───── Provided material ─────
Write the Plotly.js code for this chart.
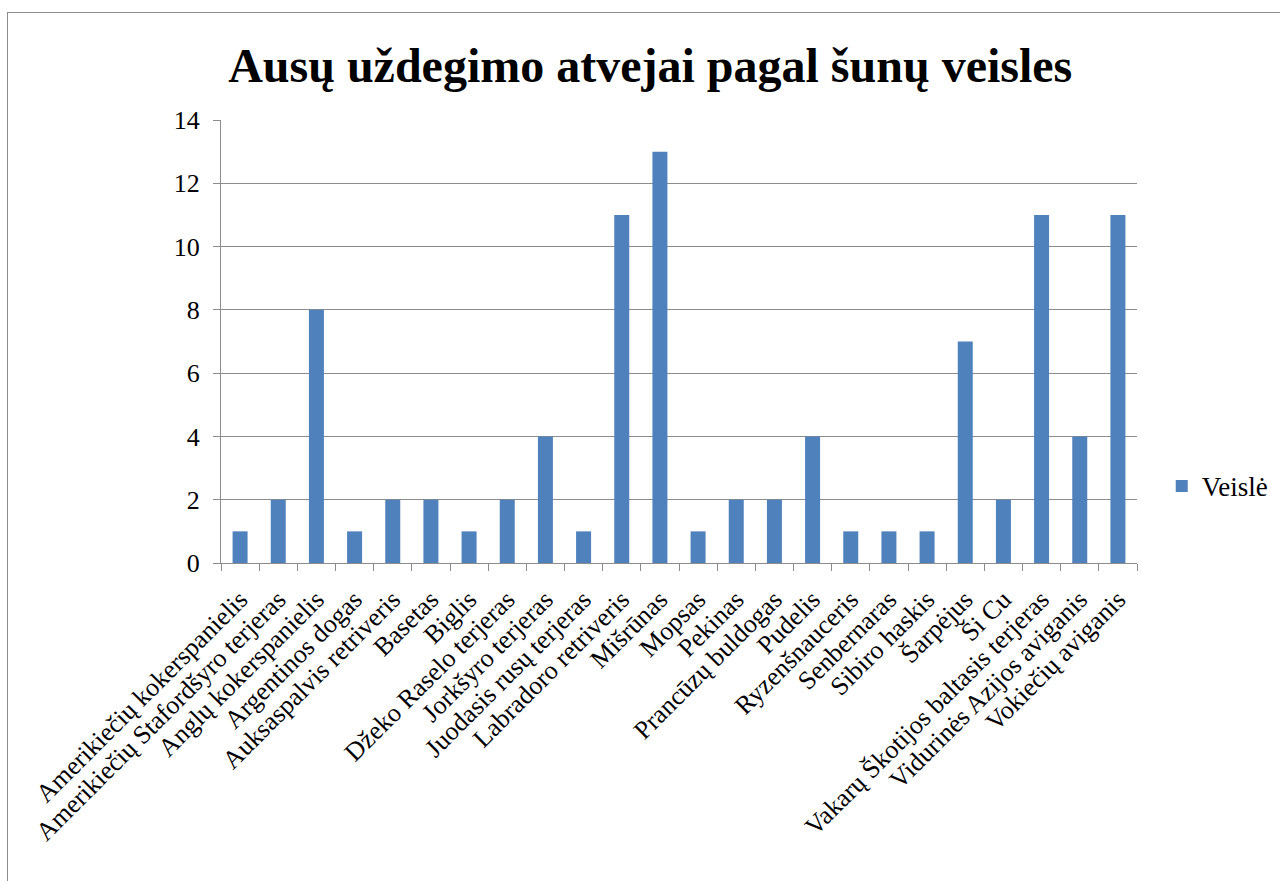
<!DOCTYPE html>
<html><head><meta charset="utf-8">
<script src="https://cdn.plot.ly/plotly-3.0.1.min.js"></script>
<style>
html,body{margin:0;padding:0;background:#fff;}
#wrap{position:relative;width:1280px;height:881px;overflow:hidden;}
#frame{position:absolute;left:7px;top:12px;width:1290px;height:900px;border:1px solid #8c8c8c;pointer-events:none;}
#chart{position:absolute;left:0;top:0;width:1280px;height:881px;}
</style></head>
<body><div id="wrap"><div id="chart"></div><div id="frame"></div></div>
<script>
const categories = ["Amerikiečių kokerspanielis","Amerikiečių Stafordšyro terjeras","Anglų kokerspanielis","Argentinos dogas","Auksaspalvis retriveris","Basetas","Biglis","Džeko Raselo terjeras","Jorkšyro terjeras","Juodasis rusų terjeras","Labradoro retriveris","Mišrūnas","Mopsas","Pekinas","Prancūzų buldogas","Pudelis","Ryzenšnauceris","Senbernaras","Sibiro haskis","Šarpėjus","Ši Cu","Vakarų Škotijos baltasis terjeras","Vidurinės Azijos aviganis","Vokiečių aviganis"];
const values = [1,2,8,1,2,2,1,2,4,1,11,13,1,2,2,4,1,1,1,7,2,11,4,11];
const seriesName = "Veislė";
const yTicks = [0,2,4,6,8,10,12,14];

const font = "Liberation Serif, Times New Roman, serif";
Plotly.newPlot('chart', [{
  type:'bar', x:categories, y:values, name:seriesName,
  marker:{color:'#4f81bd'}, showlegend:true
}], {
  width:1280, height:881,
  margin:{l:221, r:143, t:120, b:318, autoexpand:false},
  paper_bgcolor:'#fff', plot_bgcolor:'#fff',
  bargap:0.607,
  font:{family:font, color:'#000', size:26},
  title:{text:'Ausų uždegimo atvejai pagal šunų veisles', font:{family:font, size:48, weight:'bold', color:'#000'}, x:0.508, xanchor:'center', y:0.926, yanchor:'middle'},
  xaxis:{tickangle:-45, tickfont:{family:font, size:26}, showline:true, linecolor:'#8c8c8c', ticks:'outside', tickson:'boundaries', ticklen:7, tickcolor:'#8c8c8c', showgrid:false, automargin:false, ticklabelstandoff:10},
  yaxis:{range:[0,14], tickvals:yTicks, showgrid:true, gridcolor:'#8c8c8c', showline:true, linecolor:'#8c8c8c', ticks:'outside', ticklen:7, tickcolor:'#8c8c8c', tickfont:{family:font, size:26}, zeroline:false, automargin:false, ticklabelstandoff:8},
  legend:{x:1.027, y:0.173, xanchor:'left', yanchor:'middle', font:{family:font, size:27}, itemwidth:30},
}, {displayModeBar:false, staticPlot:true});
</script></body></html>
─────
Pictures are excluded; extract exactly the lines from the start of the data through the line that holds "const yTicks = [0,2,4,6,8,10,12,14];", both ends included.

--- Solution for this task ---
Write the Plotly.js code for this chart.
<!DOCTYPE html>
<html><head><meta charset="utf-8">
<script src="https://cdn.plot.ly/plotly-3.0.1.min.js"></script>
<style>
html,body{margin:0;padding:0;background:#fff;}
#wrap{position:relative;width:1280px;height:881px;overflow:hidden;}
#frame{position:absolute;left:7px;top:12px;width:1290px;height:900px;border:1px solid #8c8c8c;pointer-events:none;}
#chart{position:absolute;left:0;top:0;width:1280px;height:881px;}
</style></head>
<body><div id="wrap"><div id="chart"></div><div id="frame"></div></div>
<script>
const categories = ["Amerikiečių kokerspanielis","Amerikiečių Stafordšyro terjeras","Anglų kokerspanielis","Argentinos dogas","Auksaspalvis retriveris","Basetas","Biglis","Džeko Raselo terjeras","Jorkšyro terjeras","Juodasis rusų terjeras","Labradoro retriveris","Mišrūnas","Mopsas","Pekinas","Prancūzų buldogas","Pudelis","Ryzenšnauceris","Senbernaras","Sibiro haskis","Šarpėjus","Ši Cu","Vakarų Škotijos baltasis terjeras","Vidurinės Azijos aviganis","Vokiečių aviganis"];
const values = [1,2,8,1,2,2,1,2,4,1,11,13,1,2,2,4,1,1,1,7,2,11,4,11];
const seriesName = "Veislė";
const yTicks = [0,2,4,6,8,10,12,14];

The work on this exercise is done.